Before I get into my latest egregious offense, have you ever seen the snot-nosed toddler who hasn't learned how to blow his nose yet and his parents let their runny nose crust over their nostrils, upper lip, and cheek?  The same kid where you're tempted to tell the parents to take care of that sh*t or have an urge to find a warm washcloth?  You get the not-so-pretty picture.  Hold that visual thought if I haven't lost you yet as a reader of this post.

Last Saturday was another aggressive marathon goal-pace mile training run with my running team; Working Class Athletics.  Ten easy (7:45 or slower) miles, then 4-5 miles of tempo miles hovering a 7-7:10 pace.  This was not a "stop along the way" for a rest, water, or potty break and I had no Kleenex up my sleeve.  It was a fantastic run and with a bit of some sinus stuff going on, I was snot-rocketing all over Denver's "Wash Park."  Many have written about snot-rocket etiquette, but noone seems to include the "hey your fly is down," or "hey, you have a little somethin', somethin' on your face there."  Thanks (NOT) to my running buddies for not sharing this warning before I went about my day after this training run.

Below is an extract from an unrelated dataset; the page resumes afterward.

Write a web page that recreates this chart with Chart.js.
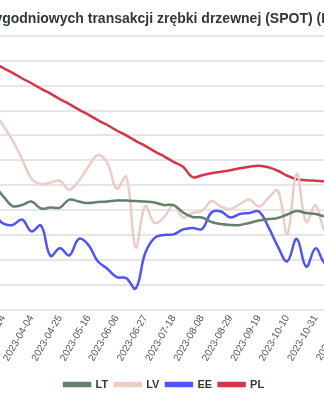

In turn, I apologize to them for not clearing the launch pad as I had one half of a world class snot mustache that went up my left cheek...that I didn't know about.  Over the next hour and a half, I also apologize to the manager at Easy Entrees where I stopped to pick up our meal order, and the waitress at the Brewery Bar II.   The same waitress who had to listen to the story of my son who has mono at home.  I couldn't figure out the strange looks she (and others) gave me until I went to the bathroom to wash my hands before eating my lunch.  There it was in the mirror.  One half of a Salvadore Dali snot moustache.  I'm sure the waitress was thinking, "no wonder your son has mono, you're a disgusting pig."  I may be a pig, but I was a fast one on Saturday, but that's "snot" my problem.